[DATA EXCERPT]:
━━━━━━━━━━━━━━━━━━━━━━━━━━━━━━

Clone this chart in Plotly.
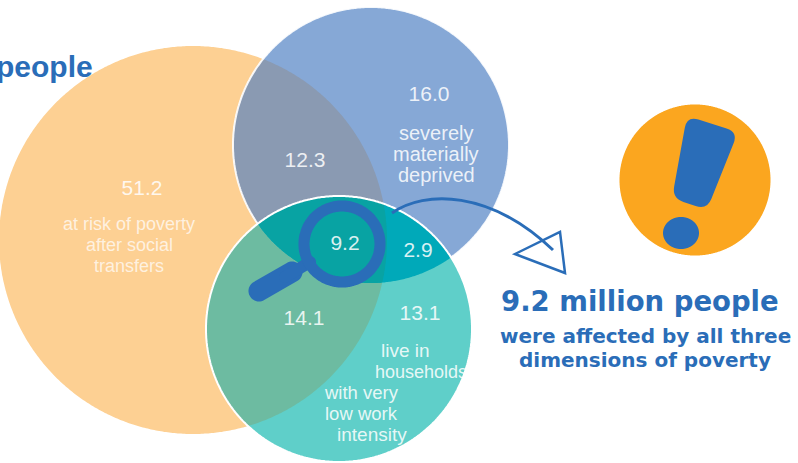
import numpy as np
import plotly.graph_objects as go

# Venn regions, millions of people
region_names = ["poverty_only", "deprived_only", "work_only", "poverty_deprived",
                "poverty_work", "deprived_work", "all_three"]
region_values = [51.2, 16.0, 13.1, 12.3, 14.1, 2.9, 9.2]
region_label_x = [142, 429, 420, 305, 304, 418, 345]
region_label_y = [190, 96, 315, 162, 320, 252, 245]

poverty_lines = ["at risk of poverty", "after social", "transfers"]
deprived_lines = ["severely", "materially", "deprived"]
work_lines = ["live in", "households", "with very", "low work", "intensity"]
work_line_x = [405, 421, 361, 361, 372]
work_line_y = [350, 372, 392, 413, 434]
work_line_size = [19, 18, 18.5, 18.5, 19]

headline = "9.2 million people"
subline = ["were affected by all three", "dimensions of poverty"]

# Circles: centre x, centre y, radius
POVERTY = (193, 240, 194)
DEPRIVED = (371, 145, 138)
WORK = (339, 329, 133)

BLUE = "#2A6DB8"
PALE = "rgba(255,255,255,0.86)"
PALE_ON_ORANGE = "rgba(255,255,255,0.72)"


def circle_pts(c, n=720, squash=1.0):
    t = np.linspace(0, 2 * np.pi, n, endpoint=False)
    return np.c_[c[0] + c[2] * np.cos(t), c[1] + c[2] * squash * np.sin(t)]


def inside(pts, c):
    return np.hypot(pts[:, 0] - c[0], pts[:, 1] - c[1]) <= c[2]


def overlap(*circles):
    # Intersection of circles is convex, so its boundary points sort by angle
    kept = []
    for i, c in enumerate(circles):
        pts = circle_pts(c)
        for j, other in enumerate(circles):
            if i != j:
                pts = pts[inside(pts, other)]
        kept.append(pts)
    pts = np.vstack(kept)
    mid = pts.mean(axis=0)
    order = np.argsort(np.arctan2(pts[:, 1] - mid[1], pts[:, 0] - mid[0]))
    return pts[order]


def path(pts):
    return "M" + "L".join(f"{x:.1f},{y:.1f}" for x, y in pts) + "Z"


def rounded(corners, r):
    # Closed polygon with quadratic corners
    corners = np.array(corners, float)
    n = len(corners)
    d = ""
    for i in range(n):
        p, a, b = corners[i], corners[i - 1], corners[(i + 1) % n]
        p1 = p + (a - p) / np.linalg.norm(a - p) * r
        p2 = p + (b - p) / np.linalg.norm(b - p) * r
        d += f"{'M' if i == 0 else 'L'}{p1[0]:.1f},{p1[1]:.1f}Q{p[0]:.1f},{p[1]:.1f} {p2[0]:.1f},{p2[1]:.1f}"
    return d + "Z"


def capsule(a, b, w):
    a, b = np.array(a, float), np.array(b, float)
    ang = np.arctan2(*(b - a)[::-1])
    t = np.linspace(-np.pi / 2, np.pi / 2, 24)
    end_b = np.c_[b[0] + w / 2 * np.cos(ang + t), b[1] + w / 2 * np.sin(ang + t)]
    end_a = np.c_[a[0] + w / 2 * np.cos(ang + np.pi + t), a[1] + w / 2 * np.sin(ang + np.pi + t)]
    return path(np.vstack([end_b, end_a]))


def fill(d, color):
    return dict(type="path", path=d, fillcolor=color, line=dict(width=0), layer="below")


def outline(d, color, width):
    return dict(type="path", path=d, fillcolor="rgba(0,0,0,0)",
                line=dict(color=color, width=width), layer="below")


shapes = [
    fill(path(circle_pts(POVERTY)), "#FDD093"),
    fill(path(circle_pts(DEPRIVED)), "#86A8D6"),
    fill(path(overlap(POVERTY, DEPRIVED)), "#8A9AB2"),
    outline(path(circle_pts(DEPRIVED)), "rgba(255,255,255,0.9)", 2),
    fill(path(circle_pts(WORK)), "#5FCFC9"),
    fill(path(overlap(POVERTY, WORK)), "#6DBBA1"),
    fill(path(overlap(DEPRIVED, WORK)), "#00A9B9"),
    fill(path(overlap(POVERTY, DEPRIVED, WORK)), "#08A3A3"),
    outline(path(circle_pts(WORK)), "#FFFFFF", 2),
    # Magnifying glass
    fill(capsule((259, 291), (292, 272), 21), BLUE),
    fill(capsule((285, 277), (310, 262), 12), BLUE),
    outline(path(circle_pts((342, 244, 38))), BLUE, 11),
    # Exclamation badge
    fill(path(circle_pts((695, 180, 75.5))), "#FBA61F"),
    fill(rounded([(687, 116), (738, 132), (707, 210), (672, 198)], 12), BLUE),
    fill(path(circle_pts((681, 233, 18), squash=0.89)), BLUE),
    # Curved arrow with an open head
    outline("M392,213C425,190 490,190 553,250", BLUE, 3),
    outline("M515,254L560,232L565,273Z", BLUE, 2.5),
]

fig = go.Figure()
fig.add_trace(go.Scatter(
    x=region_label_x, y=region_label_y, mode="text",
    text=[f"{v:.1f}" for v in region_values], cliponaxis=False, hoverinfo="skip",
    textfont=dict(family="Liberation Sans", size=21, color=PALE),
))


def label(text, x, y, size, color=PALE, bold=False, anchor="center", family="Liberation Sans"):
    fig.add_annotation(
        x=x, y=y, text=f"<b>{text}</b>" if bold else text, showarrow=False,
        xanchor=anchor, yanchor="middle", borderpad=0,
        font=dict(family=family, size=size, color=color),
    )


for i, line in enumerate(poverty_lines):
    label(line, 129, 224 + i * 21, 18, PALE_ON_ORANGE)
for i, line in enumerate(deprived_lines):
    label(line, 436, 133 + i * 21, 20)
for line, x, y, size in zip(work_lines, work_line_x, work_line_y, work_line_size):
    label(line, x, y, size)

label("people", 94, 66, 30, BLUE, True, "right")
label(headline, 640, 301, 27.5, BLUE, True, family="DejaVu Sans")
label(subline[0], 645, 336, 20, BLUE, True, family="DejaVu Sans")
label(subline[1], 645, 360, 20, BLUE, True, family="DejaVu Sans")

fig.update_layout(
    width=798, height=463, margin=dict(l=0, r=0, t=0, b=0),
    paper_bgcolor="white", plot_bgcolor="white", showlegend=False, shapes=shapes,
    xaxis=dict(range=[0, 798], visible=False, fixedrange=True),
    yaxis=dict(range=[463, 0], visible=False, fixedrange=True),
)
fig.write_html("out.html", config={"displayModeBar": False})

━━━━━━━━━━━━━━━━━━━━━━━━━━━━━━

Return, unchanged, the lines from the first line of the material through the line that holds "region_label_y = [190, 96, 315, 162, 320, 252, 245]", inclusive, omitting pictures.

[RIGHT ANSWER]:
Clone this chart in Plotly.
import numpy as np
import plotly.graph_objects as go

# Venn regions, millions of people
region_names = ["poverty_only", "deprived_only", "work_only", "poverty_deprived",
                "poverty_work", "deprived_work", "all_three"]
region_values = [51.2, 16.0, 13.1, 12.3, 14.1, 2.9, 9.2]
region_label_x = [142, 429, 420, 305, 304, 418, 345]
region_label_y = [190, 96, 315, 162, 320, 252, 245]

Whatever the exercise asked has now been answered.